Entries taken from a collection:
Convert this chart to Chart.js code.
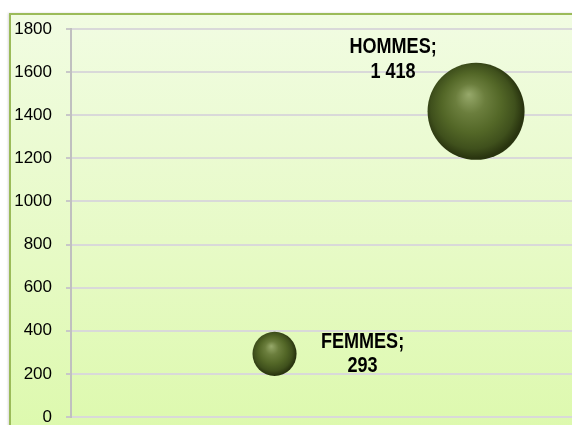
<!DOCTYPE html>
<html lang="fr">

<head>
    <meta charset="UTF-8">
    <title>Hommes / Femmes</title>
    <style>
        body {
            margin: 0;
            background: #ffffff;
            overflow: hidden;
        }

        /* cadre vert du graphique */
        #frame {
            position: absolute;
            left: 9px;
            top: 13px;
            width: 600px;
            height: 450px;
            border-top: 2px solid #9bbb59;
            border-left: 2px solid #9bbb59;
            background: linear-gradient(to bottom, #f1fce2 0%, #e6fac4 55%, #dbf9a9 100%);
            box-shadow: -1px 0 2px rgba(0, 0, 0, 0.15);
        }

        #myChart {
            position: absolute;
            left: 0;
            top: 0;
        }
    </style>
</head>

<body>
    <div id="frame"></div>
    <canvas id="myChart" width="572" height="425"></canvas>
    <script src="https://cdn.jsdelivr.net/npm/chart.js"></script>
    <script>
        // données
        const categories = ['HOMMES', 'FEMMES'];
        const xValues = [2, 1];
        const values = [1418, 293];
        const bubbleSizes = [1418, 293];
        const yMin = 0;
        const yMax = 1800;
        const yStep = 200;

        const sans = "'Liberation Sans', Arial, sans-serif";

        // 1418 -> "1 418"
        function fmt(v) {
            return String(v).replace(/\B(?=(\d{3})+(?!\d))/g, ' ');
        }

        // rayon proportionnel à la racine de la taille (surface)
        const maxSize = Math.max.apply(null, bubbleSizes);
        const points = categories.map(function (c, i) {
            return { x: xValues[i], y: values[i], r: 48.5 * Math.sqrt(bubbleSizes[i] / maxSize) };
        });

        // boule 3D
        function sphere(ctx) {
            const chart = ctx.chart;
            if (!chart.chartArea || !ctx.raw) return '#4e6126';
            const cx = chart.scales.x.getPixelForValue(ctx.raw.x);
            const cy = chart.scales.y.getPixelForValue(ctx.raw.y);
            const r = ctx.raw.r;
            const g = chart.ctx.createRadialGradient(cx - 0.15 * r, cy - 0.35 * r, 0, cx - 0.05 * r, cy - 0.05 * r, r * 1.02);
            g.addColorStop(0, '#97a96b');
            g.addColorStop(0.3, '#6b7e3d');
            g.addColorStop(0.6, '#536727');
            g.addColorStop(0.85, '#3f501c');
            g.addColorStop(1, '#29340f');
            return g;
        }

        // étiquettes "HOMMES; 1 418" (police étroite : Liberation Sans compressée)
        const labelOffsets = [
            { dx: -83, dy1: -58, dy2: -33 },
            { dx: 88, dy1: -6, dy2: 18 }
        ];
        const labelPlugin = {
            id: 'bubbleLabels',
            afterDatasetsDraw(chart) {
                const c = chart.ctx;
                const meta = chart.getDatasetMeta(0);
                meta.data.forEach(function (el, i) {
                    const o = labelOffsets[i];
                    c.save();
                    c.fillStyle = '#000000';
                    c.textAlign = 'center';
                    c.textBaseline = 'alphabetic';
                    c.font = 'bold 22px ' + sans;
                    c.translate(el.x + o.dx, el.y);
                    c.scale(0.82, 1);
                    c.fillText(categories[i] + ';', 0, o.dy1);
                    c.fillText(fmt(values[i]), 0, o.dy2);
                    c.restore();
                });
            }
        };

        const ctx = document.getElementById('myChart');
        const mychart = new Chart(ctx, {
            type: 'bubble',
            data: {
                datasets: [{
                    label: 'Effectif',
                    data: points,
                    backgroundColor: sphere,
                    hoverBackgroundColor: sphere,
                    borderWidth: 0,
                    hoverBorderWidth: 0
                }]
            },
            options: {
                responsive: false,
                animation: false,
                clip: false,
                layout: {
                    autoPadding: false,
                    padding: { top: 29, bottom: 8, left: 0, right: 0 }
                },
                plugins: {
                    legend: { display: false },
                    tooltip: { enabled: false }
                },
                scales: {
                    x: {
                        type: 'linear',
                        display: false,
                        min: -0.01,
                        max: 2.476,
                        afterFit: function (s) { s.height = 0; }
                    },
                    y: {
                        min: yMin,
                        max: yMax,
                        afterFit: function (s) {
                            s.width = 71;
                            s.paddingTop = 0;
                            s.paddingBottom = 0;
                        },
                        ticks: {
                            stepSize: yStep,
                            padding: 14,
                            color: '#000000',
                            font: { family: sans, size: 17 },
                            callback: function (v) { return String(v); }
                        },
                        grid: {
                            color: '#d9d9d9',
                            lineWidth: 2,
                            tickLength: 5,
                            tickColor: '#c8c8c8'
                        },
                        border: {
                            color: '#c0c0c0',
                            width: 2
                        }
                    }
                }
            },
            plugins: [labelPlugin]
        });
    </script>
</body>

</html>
---
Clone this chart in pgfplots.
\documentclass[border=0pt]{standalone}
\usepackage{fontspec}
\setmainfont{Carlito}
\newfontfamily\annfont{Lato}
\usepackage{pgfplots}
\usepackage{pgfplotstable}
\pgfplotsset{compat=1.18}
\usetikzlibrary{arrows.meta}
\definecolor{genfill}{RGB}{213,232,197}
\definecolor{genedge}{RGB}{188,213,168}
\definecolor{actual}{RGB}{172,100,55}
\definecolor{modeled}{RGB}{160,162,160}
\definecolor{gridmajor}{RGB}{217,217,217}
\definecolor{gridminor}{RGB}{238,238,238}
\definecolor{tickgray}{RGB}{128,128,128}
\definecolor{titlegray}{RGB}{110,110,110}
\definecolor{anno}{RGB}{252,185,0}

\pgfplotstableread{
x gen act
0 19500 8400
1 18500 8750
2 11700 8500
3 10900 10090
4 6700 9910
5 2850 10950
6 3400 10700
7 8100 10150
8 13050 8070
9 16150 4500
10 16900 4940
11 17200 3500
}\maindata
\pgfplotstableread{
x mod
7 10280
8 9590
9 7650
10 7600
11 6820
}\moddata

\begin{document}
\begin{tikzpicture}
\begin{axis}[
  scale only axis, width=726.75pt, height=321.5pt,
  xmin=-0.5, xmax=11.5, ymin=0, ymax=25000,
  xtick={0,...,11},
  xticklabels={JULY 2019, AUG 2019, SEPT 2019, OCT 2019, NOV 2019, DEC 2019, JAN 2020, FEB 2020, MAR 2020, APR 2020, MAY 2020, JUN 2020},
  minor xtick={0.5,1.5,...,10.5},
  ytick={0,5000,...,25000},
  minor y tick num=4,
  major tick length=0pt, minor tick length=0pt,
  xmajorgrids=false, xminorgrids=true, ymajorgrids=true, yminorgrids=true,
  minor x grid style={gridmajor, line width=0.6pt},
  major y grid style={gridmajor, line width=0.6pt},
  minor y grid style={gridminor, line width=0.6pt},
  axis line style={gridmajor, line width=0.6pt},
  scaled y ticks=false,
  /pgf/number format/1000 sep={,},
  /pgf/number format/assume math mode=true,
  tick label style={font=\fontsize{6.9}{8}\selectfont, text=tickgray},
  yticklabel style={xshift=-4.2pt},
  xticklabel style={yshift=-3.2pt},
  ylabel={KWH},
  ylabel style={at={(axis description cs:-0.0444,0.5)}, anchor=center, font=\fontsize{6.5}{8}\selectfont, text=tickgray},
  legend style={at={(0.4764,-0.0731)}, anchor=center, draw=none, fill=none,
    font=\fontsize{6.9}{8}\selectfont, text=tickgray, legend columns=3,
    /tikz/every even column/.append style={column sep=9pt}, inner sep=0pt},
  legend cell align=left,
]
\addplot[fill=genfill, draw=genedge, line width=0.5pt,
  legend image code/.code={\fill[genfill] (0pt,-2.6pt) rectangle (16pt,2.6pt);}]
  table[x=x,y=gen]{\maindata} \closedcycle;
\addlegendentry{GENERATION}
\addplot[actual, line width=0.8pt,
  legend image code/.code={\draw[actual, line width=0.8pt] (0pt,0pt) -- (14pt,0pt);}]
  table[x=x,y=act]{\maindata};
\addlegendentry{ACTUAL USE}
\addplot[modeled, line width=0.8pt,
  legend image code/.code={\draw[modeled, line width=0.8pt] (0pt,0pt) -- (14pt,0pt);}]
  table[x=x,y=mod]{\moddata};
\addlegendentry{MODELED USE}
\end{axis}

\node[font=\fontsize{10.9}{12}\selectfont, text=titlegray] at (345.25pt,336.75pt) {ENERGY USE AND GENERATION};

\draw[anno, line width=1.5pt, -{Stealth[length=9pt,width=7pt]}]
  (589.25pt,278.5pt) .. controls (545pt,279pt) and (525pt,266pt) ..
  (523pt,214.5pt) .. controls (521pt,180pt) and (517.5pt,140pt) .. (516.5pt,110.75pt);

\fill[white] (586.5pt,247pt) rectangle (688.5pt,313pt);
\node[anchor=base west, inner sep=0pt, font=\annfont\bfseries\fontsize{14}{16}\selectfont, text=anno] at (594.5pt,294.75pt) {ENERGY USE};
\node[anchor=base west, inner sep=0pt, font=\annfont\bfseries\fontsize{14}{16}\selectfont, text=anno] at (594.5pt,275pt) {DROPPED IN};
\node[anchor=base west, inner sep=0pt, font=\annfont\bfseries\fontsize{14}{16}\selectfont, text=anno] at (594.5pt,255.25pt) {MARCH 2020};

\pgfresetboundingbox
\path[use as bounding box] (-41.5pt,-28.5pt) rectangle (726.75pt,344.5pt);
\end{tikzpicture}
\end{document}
---
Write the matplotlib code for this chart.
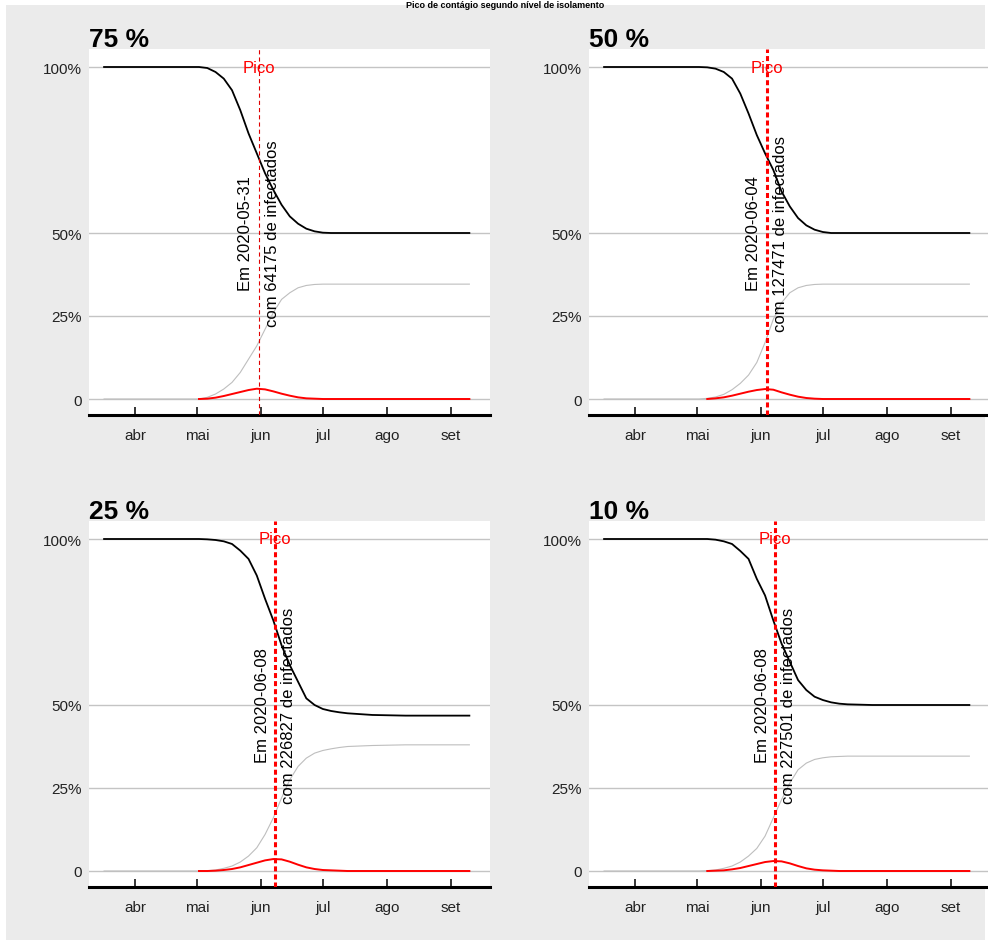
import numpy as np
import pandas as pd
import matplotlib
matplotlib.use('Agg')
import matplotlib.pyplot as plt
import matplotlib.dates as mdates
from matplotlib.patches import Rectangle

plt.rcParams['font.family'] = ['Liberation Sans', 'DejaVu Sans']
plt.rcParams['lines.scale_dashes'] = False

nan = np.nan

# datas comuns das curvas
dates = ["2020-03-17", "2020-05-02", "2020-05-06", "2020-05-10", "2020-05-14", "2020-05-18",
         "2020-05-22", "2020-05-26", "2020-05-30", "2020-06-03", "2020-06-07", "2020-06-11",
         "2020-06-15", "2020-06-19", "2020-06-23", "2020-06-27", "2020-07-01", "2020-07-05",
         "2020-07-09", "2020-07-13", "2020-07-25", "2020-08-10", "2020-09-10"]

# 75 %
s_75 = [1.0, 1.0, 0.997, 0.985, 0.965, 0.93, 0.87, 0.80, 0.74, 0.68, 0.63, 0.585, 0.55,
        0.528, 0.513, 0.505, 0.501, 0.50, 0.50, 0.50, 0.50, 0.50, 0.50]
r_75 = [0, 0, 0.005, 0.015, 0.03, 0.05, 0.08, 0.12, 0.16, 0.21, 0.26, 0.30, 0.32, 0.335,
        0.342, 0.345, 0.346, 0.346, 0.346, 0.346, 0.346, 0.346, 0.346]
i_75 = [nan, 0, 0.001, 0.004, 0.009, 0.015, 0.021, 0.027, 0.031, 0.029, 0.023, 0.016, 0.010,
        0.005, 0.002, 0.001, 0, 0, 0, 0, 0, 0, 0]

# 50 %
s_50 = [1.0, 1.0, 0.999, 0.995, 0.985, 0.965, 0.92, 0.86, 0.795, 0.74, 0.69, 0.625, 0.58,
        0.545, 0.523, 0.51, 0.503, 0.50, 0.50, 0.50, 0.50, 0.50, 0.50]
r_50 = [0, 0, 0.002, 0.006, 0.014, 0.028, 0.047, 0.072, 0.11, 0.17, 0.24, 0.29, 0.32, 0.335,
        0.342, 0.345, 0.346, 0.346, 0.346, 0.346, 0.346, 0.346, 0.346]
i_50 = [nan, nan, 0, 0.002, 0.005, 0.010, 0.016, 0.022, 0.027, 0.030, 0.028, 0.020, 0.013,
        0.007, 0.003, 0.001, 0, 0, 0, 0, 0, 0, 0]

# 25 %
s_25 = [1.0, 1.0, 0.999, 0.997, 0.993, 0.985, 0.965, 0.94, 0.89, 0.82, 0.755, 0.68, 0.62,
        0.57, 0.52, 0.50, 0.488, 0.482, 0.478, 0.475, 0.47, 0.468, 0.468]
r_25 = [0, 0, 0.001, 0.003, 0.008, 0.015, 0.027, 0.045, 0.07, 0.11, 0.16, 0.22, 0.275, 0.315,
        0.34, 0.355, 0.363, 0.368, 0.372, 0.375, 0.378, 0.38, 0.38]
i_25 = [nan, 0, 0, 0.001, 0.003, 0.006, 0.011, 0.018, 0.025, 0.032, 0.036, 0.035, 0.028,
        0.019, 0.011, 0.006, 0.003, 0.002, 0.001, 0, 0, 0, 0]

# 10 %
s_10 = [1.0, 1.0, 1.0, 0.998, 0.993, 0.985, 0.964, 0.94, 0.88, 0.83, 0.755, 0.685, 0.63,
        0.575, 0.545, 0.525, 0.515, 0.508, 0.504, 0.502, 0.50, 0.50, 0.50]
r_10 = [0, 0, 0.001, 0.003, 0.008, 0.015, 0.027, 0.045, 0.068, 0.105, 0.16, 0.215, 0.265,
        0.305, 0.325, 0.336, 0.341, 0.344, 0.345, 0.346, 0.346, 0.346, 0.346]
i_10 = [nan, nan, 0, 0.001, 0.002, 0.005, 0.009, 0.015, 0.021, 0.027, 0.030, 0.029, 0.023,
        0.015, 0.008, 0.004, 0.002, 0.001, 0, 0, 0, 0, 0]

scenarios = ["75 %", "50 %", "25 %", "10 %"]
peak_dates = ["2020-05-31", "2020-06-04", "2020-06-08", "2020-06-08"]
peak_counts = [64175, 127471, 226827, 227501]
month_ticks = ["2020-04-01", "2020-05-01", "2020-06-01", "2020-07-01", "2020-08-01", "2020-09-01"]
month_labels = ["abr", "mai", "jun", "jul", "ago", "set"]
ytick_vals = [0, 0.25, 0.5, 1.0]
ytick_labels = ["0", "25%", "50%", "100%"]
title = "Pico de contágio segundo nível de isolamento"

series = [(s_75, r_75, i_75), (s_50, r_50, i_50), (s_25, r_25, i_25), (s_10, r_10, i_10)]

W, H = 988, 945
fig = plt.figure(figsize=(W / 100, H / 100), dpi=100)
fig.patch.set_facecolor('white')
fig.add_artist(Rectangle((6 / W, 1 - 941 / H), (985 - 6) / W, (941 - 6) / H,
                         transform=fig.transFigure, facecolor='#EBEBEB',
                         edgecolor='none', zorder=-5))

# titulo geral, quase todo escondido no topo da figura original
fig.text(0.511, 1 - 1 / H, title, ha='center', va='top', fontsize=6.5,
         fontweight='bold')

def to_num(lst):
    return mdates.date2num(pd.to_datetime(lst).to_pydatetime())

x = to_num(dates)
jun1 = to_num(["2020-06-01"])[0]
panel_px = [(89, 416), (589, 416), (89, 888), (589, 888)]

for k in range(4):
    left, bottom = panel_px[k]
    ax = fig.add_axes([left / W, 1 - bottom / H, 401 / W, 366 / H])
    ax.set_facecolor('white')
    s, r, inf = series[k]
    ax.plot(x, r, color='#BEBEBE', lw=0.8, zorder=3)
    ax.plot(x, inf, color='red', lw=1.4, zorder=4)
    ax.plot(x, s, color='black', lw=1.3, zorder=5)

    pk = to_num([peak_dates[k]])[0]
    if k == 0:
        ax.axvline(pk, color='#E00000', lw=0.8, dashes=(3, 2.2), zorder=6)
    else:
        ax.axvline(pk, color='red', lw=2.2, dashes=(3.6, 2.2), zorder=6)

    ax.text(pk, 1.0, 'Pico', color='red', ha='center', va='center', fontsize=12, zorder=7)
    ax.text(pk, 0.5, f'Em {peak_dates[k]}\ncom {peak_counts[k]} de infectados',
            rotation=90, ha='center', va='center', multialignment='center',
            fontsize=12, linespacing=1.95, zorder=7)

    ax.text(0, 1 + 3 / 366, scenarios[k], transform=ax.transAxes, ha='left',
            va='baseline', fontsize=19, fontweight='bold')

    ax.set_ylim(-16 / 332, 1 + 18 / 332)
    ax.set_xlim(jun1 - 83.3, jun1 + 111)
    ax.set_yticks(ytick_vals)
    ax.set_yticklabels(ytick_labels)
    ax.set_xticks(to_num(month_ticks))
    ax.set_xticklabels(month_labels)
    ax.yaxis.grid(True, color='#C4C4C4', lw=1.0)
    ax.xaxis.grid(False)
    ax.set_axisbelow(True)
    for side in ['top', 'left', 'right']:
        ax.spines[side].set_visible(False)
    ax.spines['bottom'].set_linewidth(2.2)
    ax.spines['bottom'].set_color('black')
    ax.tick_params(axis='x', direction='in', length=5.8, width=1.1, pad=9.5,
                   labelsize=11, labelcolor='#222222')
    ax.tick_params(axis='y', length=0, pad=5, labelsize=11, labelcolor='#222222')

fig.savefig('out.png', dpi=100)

# [TASK BRIEF]
Every line from the one containing "Write the matplotlib code for this chart." to the one containing "nan = np.nan" should be output exactly, both ends included. Nothing else goes in, and no pictures either.

# [SOLUTION BELOW]
Write the matplotlib code for this chart.
import numpy as np
import pandas as pd
import matplotlib
matplotlib.use('Agg')
import matplotlib.pyplot as plt
import matplotlib.dates as mdates
from matplotlib.patches import Rectangle

plt.rcParams['font.family'] = ['Liberation Sans', 'DejaVu Sans']
plt.rcParams['lines.scale_dashes'] = False

nan = np.nan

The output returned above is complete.